On 05/19/2017 04:55 PM, Tejun Heo wrote:
Hello, Waiman.

On Mon, May 15, 2017 at 09:34:12AM -0400, Waiman Long wrote:
quoted
For cgroup v1, different controllers can be binded to different cgroup
hierarchies optimized for their own use cases. That is not currently
the case for cgroup v2 where combining all these controllers into
the same hierarchy will probably require more levels than is needed
by each individual controller.

By not enabling a controller in a cgroup and its descendants, we can
effectively trim the hierarchy as seen by a controller from the leafs
up. However, there is currently no way to compress the hierarchy in
the intermediate levels.

This patch implements a fine-grained mechanism to allow a controller to
skip some intermediate levels in a hierarchy and effectively flatten
the hierarchy as seen by that controller.
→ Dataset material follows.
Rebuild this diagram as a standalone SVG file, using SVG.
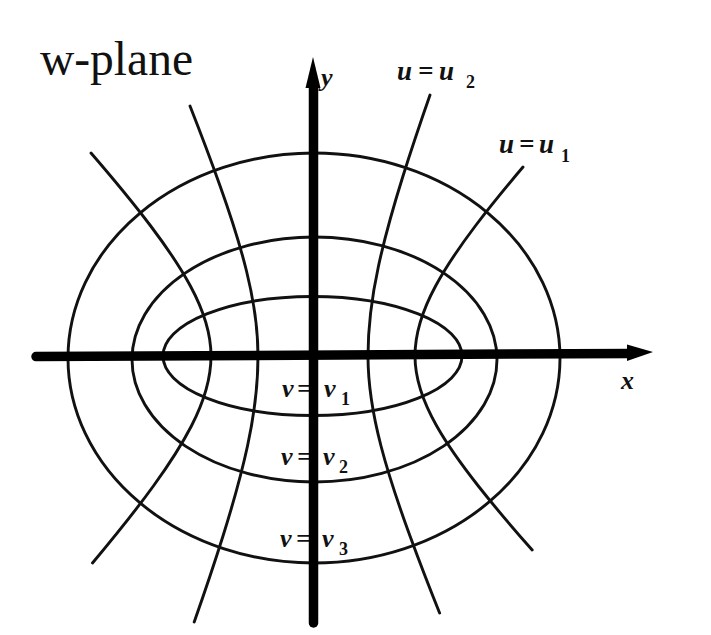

Controllers can now be directly enabled or disabled in a cgroup
by writing to the "cgroup.controllers" file.  The special prefix
'#' with the controller name is used to set that controller in
pass-through mode.  In that mode, the controller is disabled for that
cgroup but it allows its children to have that controller enabled or
in pass-through mode again.

With this change, each controller can now have a unique view of their
virtual process hierarchy that can be quite different from other
controllers.  We now have the freedom and flexibility to create the
right hierarchy for each controller to suit their own needs without
performance loss when compared with cgroup v1.
I can see the appeal but this needs at least more refinements.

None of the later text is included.